Information for judges
Thank you for your interest in judging our moot court competition. Your service as a visiting judge is extraordinarily valuable to us.
Frequently Asked Questions
- When are oral arguments?
- How do I sign up to judge, if I haven't already?
- What does a competition judge do?
- How long does each Moot Court session last?
- Should I plan to judge at all the sessions on weeknights?
- How can I view the competition problem?
- Do I need expertise in any particular subject area in order to judge?
- What if I have worked with, or am related to, a participant in this year's competition?
- Will I have to travel to Bloomington to judge?
- Do I need to download anything?
When are this year's oral arguments?
Oral arguments take place between the last week of September and the first week of November. You can find more information about available times to judge here.
How do I sign up to judge if I haven't already?
To sign up to judge oral arguments, please use this link.
What does a competition judge do?
As a judge, not only do you get to meet distinguished legal professionals and alumni from around the country, but you also will have an influential role on young law students and soon-to-be graduates. The duties of a judge are serving as a member of a three to four person panel for student oral arguments. Students will present opposing sides in a case heard before a fictional federal circuit court of appeals. Judges listen to the arguments and pose questions to test the strength of the student's logic. Some questions may help students in articulating an argument, and other questions may challenge application to a new fact pattern.
After competitors have presented, judges will evaluate the competitors' performance and have an opportunity for informal discussion with students to provide them feedback. You will not read the actual briefs written by the competitors, but you will be given a bench memo written by the Moot Court Board to help acquaint you with the issues.
How long does each Moot Court session last?
Judges will evaluate the competitors' performance and have an opportunity for informal discussion with students after each round. Each student argues for 15 minutes; a complete session, including judges' comments, takes about one hour. Judges are asked to arrive at least 15 minutes before each session
How can I view the competition problem?
When you register to judge a round of oral arguments, you will receive a copy of the problem as well as additional helpful information. A copy of the problem is available here.
Do I need expertise in any particular subject area in order to judge?
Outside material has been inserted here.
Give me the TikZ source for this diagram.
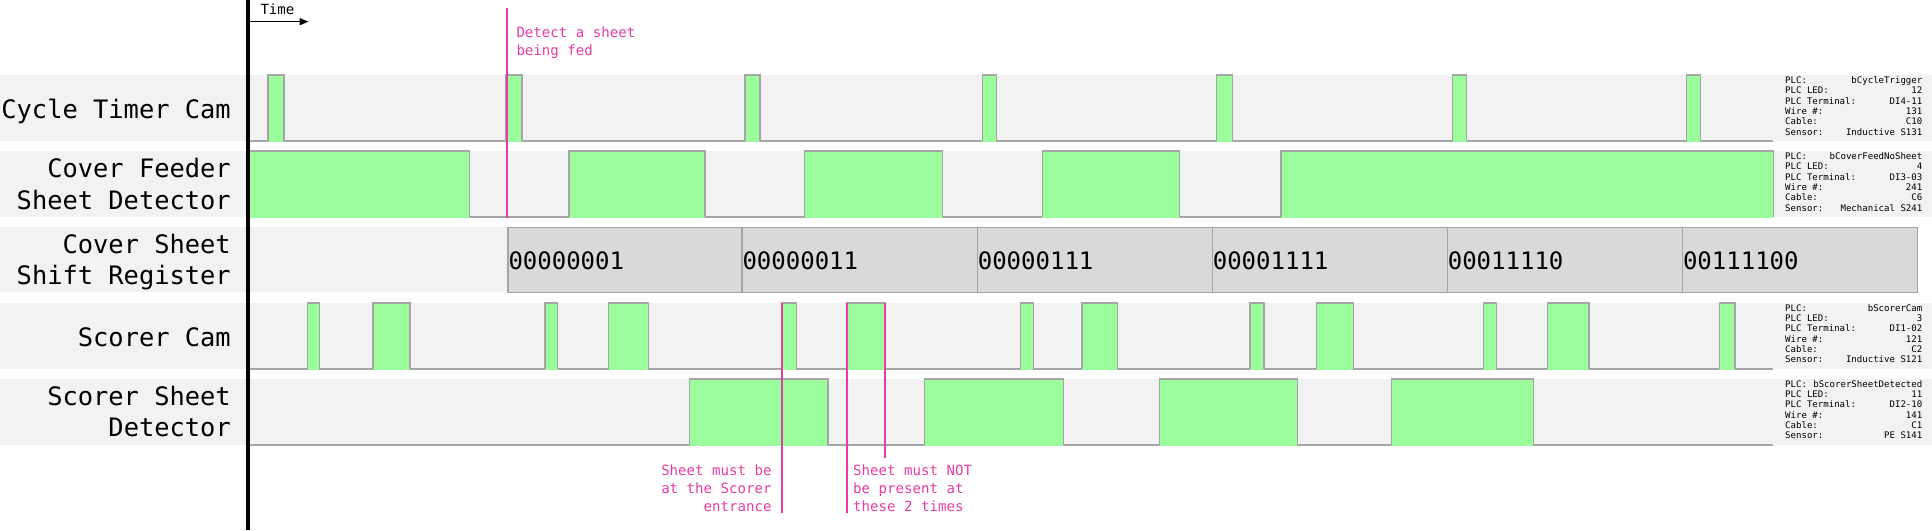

No; we have found that having judges from diverse legal backgrounds greatly enhances our competition. Whatever your field of practice or experience, your service as a judge will be a tremendous benefit to our students.
Judges are sent a bench brief before oral argument that concisely outlines the current applicable law and suggests questions for each side. While the bench brief, plus the competition problem itself, provides all of the information that you will need to judge, Board members are also available to answer any questions that you might have about the topic or the scope of the issues in advance of arguments.
What if I have worked with, or am related to, a participant in this year's competition?
You may still judge in the competition if you have worked with or are related to a student participant. However, please provide us with the name of the student, and we will ensure that you are not assigned to judge that particular argument.
In light of COVID-19, all rounds of the competition will be judged remotely via Zoom. When you sign up to judge, you will receive a separate note from the team with information on how to join the virtual session.
Zoom operates best when accessed via a desktop or mobile application. However, if you are unable to install the application, you can still join by browser. If you plan to judge this way, please let us know.